Ganz Teheran ist in Feierstimmung. Zumindest die Hülle, die Fassade der Stadt; im Inneren der meisten Menschen sieht es ein weniger trüber aus. Doch läuft man die Revolution entlang, eine der bekanntesten Straßen der Hauptstadt, ist ihr Namensgeber derzeit überall präsent. Auf riesigen Plakaten, in Ausstellungen und Gedenkfeiern. Vor der Universität Teherans haben sich zwei Grüppchen angesammelt. Wie die Plus- und Minuspole einer Batterie halten sie gemäßigten Abstand und bilden doch eine Einheit. Wir passieren und ich spüre alle Blicke auf mir. Abschätziges Zse begleitet die Kopfbewegung der Ahmadinedschads und Tschador-Krähen, die uns nicht aus den Augen lassen. Das sind eben die Ultrakonservativen; die, die den Jahrestag der Revolution feiern. Einer Revolution, die für die meisten Menschen keine Besserung gebracht hat.

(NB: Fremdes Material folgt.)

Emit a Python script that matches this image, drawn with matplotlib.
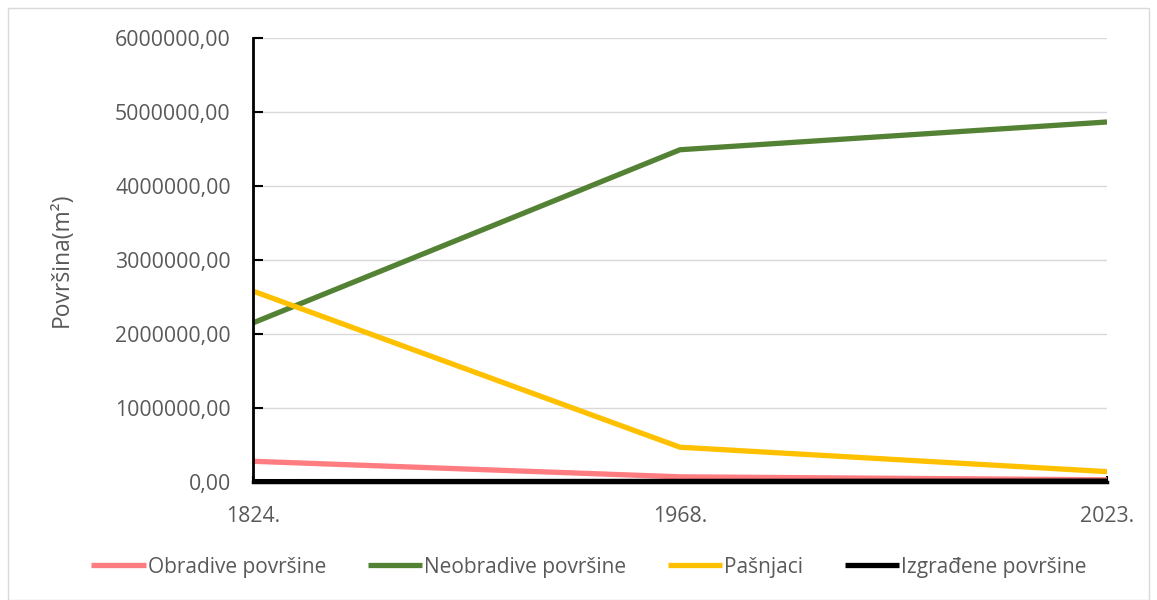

Die Situation befördert eine Frage zu Tage, die sich auch auf die große politische Bühne übertragen lässt: Lehrt die Shia wirklich Respektlosigkeit gegenüber anderen Kulturen?


4. Februar

 

Der letzte Mittwoch im Iran und ich wollte unbedingt noch mal ein Theater besuchen. Gesagt, getan. Wir haben uns durch den Feierabendverkehr und das anhaltende Schneetreiben wieder einmal bist zur Enghelab-Straße durchgewühlt und sitzen nun in gefühlten 36°. Vor uns eine Glasscheibe, die die Zuschauer von der Bühne abtrennt und einem so das Gefühl vermittelt, wie ein Voyeur in die Wohnung der Akteure zu spähen. Auf unseren Köpfen: Kopfhörer, durch die auch die Worte zu uns dringen. Neben mir: mein lebendes Übersetzungsbüro. Nur leider hilft auch das nicht sehr. Die handvoll Schauspielerinnen sprechen schnell und viel, weinen viel und lachen viel. Frauen eben. Doch mich wirft das zurück in die Zeit, als ich mich als blutige Persisch-Nichtskönnerin fühlte. Ich konzentriere mich darauf, das was ich kenne zu erhören und dabei nicht ins schwitzen zu geraten. Bei Saunatemperaturen keine leichte Aufgabe. Je näher das Ende des Stücks rückt, zu einem umso kleineren Schneeball ist mein Selbstbewusstsein geschmolzen. Als wir den Raum verlassen und Hooman mich mit einem Grinsen fragt, „Und wie viel hast du verstanden?“, ist der Klimawandel in meinem Inneren in seinem Endstadium angelangt. Nichts wie raus, wieder ein bisschen Schneeflocken fangen.


9. Februar

DER Tag ist gekommen. Zuvor war er nur als vager Termin umhergeschwirrt und wurde bald in die hinteren Ecken des Kopfes verbannt. Doch nun ist es soweit und Teheran scheint zu feiern. War das Wetter die letzte Zeit eher düster und kalt gewesen, scheint uns heute die Sonne in unsere Gesichter. Die letzten Stunden vor der Abfahrt bin ich kein lebendes Wesen mehr. Es scheint, als hätte irgendetwas Besitz von mir ergriffen. Ich bin wie benebelt, meine Hände zittern, die Aufregung kriecht in alle meine Atome und lässt mich nicht mehr klar denken. Doch Anoil und sein Freund Nardin nehmen mir alle Arbeit ab. Vom Taxi bis hin zur Diskussion mit dem Schaffner, der anfangs Probleme in meinem immensem Gepäck sieht. So wenig Schwierigkeiten sich später diesbezüglich ergeben, so viele beschwört der Herr mit Rauschebart herauf und erschwert uns die Situation. Nun gut, es klappt alles. Es ist 21.20 Uhr, als der Zug abfährt. An diesem Abend bin ich zu nichts anderem mehr fähig als zu weinen, mein Abendessen herunterzuschlingen und mich wieder weinend ins Bett zu legen, um weinend einzuschlafen.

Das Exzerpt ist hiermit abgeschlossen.